Akamai Technologies President David Kenny quit as the company reported a 6.5 percent gain in net profit, leading to speculation he may be tapped as Yahoo's next CEO.

Kenny, 49, already a Yahoo director, is the only member of the embattled search-engine and media company's board to have direct experience in its immediate sector.

Since Carol Bartz, 63, was fired last month, Yahoo's interim CEO has been CFO Tim Morse, 41, a financial executive who was formerly CFO of Altera, the specialty semiconductor designer.

I now want to return to my first passion of pursuing emerging opportunities on the consumer Internet, Kenny said. He didn't provide further details but also resigned as a director of the Cambridge, Mass.-based Akamai, which manages servers to speed content delivery for clients like Apple and NBCUniversal.

Akamai shares jumped more than 15 percent in early Thursday trading to $27.41, in part because of the company's third-quarter performance and fourth-quarter forecast of  revenue around $315 million, higher than expected.

Yahoo shares rose 1.5 percent to $16.53, bringing the Sunnyvale, Calif.-based company's market capitalization to $20.2 billion. Since Bartz was fired Sept. 5, Yahoo shares have gained 29 percent.

Yahoo has hired Goldman Sachs and Allen & Co. for strategic advice but has not announced future plans. Takeover speculation has swirled around current technology partners such as Microsoft and China's Alibaba Group, as well as rival Google.

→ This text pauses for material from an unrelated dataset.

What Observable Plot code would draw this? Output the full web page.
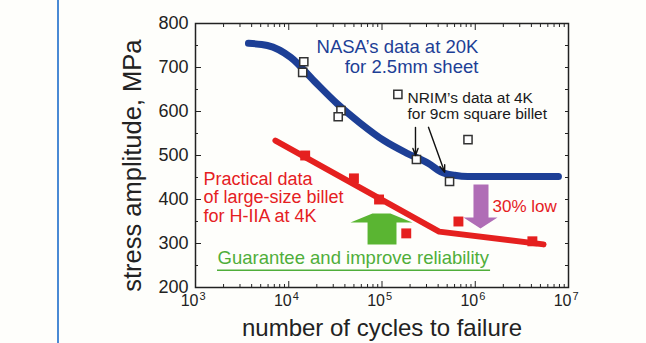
<!DOCTYPE html>
<html><head><meta charset="utf-8">
<script src="https://cdn.jsdelivr.net/npm/d3@7"></script>
<script src="https://cdn.jsdelivr.net/npm/@observablehq/plot@0.6"></script>
<style>
html,body{margin:0;padding:0;background:#fefefb;}
#wrap{position:relative;width:646px;height:343px;overflow:hidden;}
#bar{position:absolute;left:57px;top:0;width:2px;height:343px;background:#4a8ad4;}
#chart{position:absolute;left:0;top:0;}
svg{font-family:"Liberation Sans",Arial,sans-serif;}
</style></head><body><div id="wrap"><div id="bar"></div><div id="chart"></div></div>
<script>
// ---- data ----
const xTickExp = [3, 4, 5, 6, 7];
const yTicks = [200, 300, 400, 500, 600, 700, 800];
const yMinorTicks = [250, 350, 450, 550, 650, 750];
const yRightTicks = [250, 300, 350, 400, 450, 500, 550, 600, 650, 700, 750];

// NASA fitted curve (blue)
const blueN = [3700, 5900, 10500, 18600, 33000, 59000, 105000, 186000, 316000, 427000, 600000, 830000, 7800000];
const blueS = [755, 750, 723, 670, 618, 573, 534, 505, 482, 463, 455, 452, 452];
// open squares (NASA + NRIM data)
const openN = [14500, 14100, 36300, 33900, 148000, 234000, 530000, 836000];
const openS = [713, 689, 602, 588, 639, 491, 441, 536];
// practical data line (red)
const redLineN = [7200, 410000, 5400000];
const redLineS = [534, 327, 298];
// practical data points (red squares)
const redN = [15000, 50000, 93000, 182000, 660000, 4100000];
const redS = [500, 448, 400, 323, 350, 305];

// annotation texts
const nasaText = "NASA\u2019s data at 20K\nfor 2.5mm sheet";
const nrimText = "NRIM\u2019s data at 4K\nfor 9cm square billet";
const practicalText = "Practical data\nof large-size billet\nfor H-IIA at 4K";
const lowText = "30% low";
const guaranteeText = "Guarantee and improve reliability";
const yLabel = "stress amplitude, MPa";
const xLabel = "number of cycles to failure";

// block arrows (outline in data coordinates)
const greenArrowN = [70000, 70000, 45900, 79000, 123000, 212000, 143000, 143000];
const greenArrowS = [298, 348, 348, 368, 368, 348, 348, 298];
const purpleArrowN = [957000, 957000, 748000, 1138000, 1733000, 1387000, 1387000];
const purpleArrowS = [434, 359, 359, 334, 359, 359, 434];

// NRIM pointer arrows
const nrimArrows = [
  {x1: 228600, y1: 564, x2: 228600, y2: 500},
  {x1: 315000, y1: 564, x2: 470000, y2: 462}
];

// ---- build ----
const zip = (a, b) => a.map((v, i) => ({n: v, s: b[i]}));
const xMajor = xTickExp.map(e => Math.pow(10, e));
const xMinor = [];
for (let e = 3; e < 7; e++) for (let m = 2; m <= 9; m++) xMinor.push(m * Math.pow(10, e));

const ink = "#222";
const blue = "#1d3f96";
const red = "#e5201f";
const green = "#4fae3a";

const chart = Plot.plot({
  width: 646, height: 343,
  marginLeft: 195, marginRight: 78, marginTop: 23, marginBottom: 56,
  x: {type: "log", domain: [1e3, 1e7], axis: null},
  y: {domain: [200, 800], axis: null},
  style: {background: "transparent", fontFamily: "'Liberation Sans', Arial, sans-serif", color: ink},
  marks: [
    // block arrows
    Plot.line(zip(greenArrowN, greenArrowS), {x: "n", y: "s", fill: "#5ab532", stroke: "none", curve: "linear-closed"}),
    Plot.line(zip(purpleArrowN, purpleArrowS), {x: "n", y: "s", fill: "#b06db6", stroke: "none", curve: "linear-closed"}),
    // curves
    Plot.line(zip(blueN, blueS), {x: "n", y: "s", stroke: blue, strokeWidth: 7, curve: "monotone-x"}),
    Plot.line(zip(redLineN, redLineS), {x: "n", y: "s", stroke: red, strokeWidth: 6, strokeLinejoin: "round"}),
    Plot.dot(zip(redN, redS), {x: "n", y: "s", symbol: "square", r: 5.6, fill: red, stroke: "none"}),
    Plot.dot(zip(openN, openS), {x: "n", y: "s", symbol: "square", r: 4.6, fill: "white", stroke: "#333", strokeWidth: 1.5}),
    // pointer arrows
    Plot.arrow(nrimArrows, {x1: "x1", y1: "y1", x2: "x2", y2: "y2", stroke: "#111", strokeWidth: 1.4, headLength: 8, headAngle: 40}),
    // annotations
    Plot.text([nasaText], {x: () => 1080000, y: () => 724, text: d => d, textAnchor: "end", fontSize: 18.5, lineHeight: 1.05, fill: blue}),
    Plot.text([nrimText], {x: () => 187500, y: () => 612, text: d => d, textAnchor: "start", fontSize: 15.5, lineHeight: 1.0, fill: "#1a1a1a"}),
    Plot.text([practicalText], {x: () => 1219, y: () => 405, text: d => d, textAnchor: "start", fontSize: 18, lineHeight: 1.03, fill: red}),
    Plot.text([lowText], {x: () => 1530000, y: () => 384, text: d => d, textAnchor: "start", fontSize: 17, fill: red}),
    Plot.text([guaranteeText], {x: () => 1722, y: () => 268, text: d => d, textAnchor: "start", fontSize: 18.5, fill: green}),
    Plot.ruleY([239], {x1: 1722, x2: 1460000, stroke: green, strokeWidth: 1.5}),
    // frame & ticks
    Plot.frame({stroke: ink, strokeWidth: 1.5}),
    Plot.axisY({ticks: yTicks, tickSize: -6, tickPadding: 13, fontSize: 18, label: null, color: ink}),
    Plot.axisY({ticks: yMinorTicks, tickSize: -3, tickFormat: () => "", label: null, color: ink}),
    Plot.axisY({anchor: "right", ticks: yRightTicks, tickSize: -4, tickFormat: () => "", label: null, color: ink}),
    Plot.axisX({anchor: "bottom", ticks: xMajor, tickSize: -6, tickFormat: () => "", label: null, color: ink}),
    Plot.axisX({anchor: "bottom", ticks: xMinor, tickSize: -3, tickFormat: () => "", label: null, color: ink}),
    Plot.axisX({anchor: "top", ticks: xMajor, tickSize: -6, tickFormat: () => "", label: null, color: ink}),
    Plot.axisX({anchor: "top", ticks: xMinor, tickSize: -3, tickFormat: () => "", label: null, color: ink}),
    // x tick labels 10^k
    Plot.text(xTickExp, {x: d => Math.pow(10, d), frameAnchor: "bottom", text: () => "10", textAnchor: "end", dx: 3, dy: 18, fontSize: 16, fill: ink}),
    Plot.text(xTickExp, {x: d => Math.pow(10, d), frameAnchor: "bottom", text: d => String(d), textAnchor: "start", dx: 4, dy: 12, fontSize: 11, fill: ink}),
    // axis titles
    Plot.text([yLabel], {x: () => 211, y: () => 477, text: d => d, rotate: -90, fontSize: 25.5, fill: ink}),
    Plot.text([xLabel], {frameAnchor: "bottom", text: d => d, dy: 48, fontSize: 24, fill: ink})
  ]
});
document.getElementById("chart").appendChild(chart);
</script></body></html>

Private equity firms including Silver Lake Partners, Providence Equity Partners and Russia's Digital Sky Technologies have indicated some interest in the company.

Other Yahoo directors with technology experience include Vyomesh Joshi, EVP of Hewlett-Packard's huge Imaging and Printing Group; Brad Smith, CEO of Intuit, the web-based tax specialist as well as co-founder Jerry Yang, who served as CEO between 2007 and 2009,preceding Bartz.

Yahoo has hired Heidrick & Struggles, a large executive recruiter, Wall Street sources said. The firm was responsible for luring Bartz away from Autodesk, where she had been a successful CEO, to Yahoo.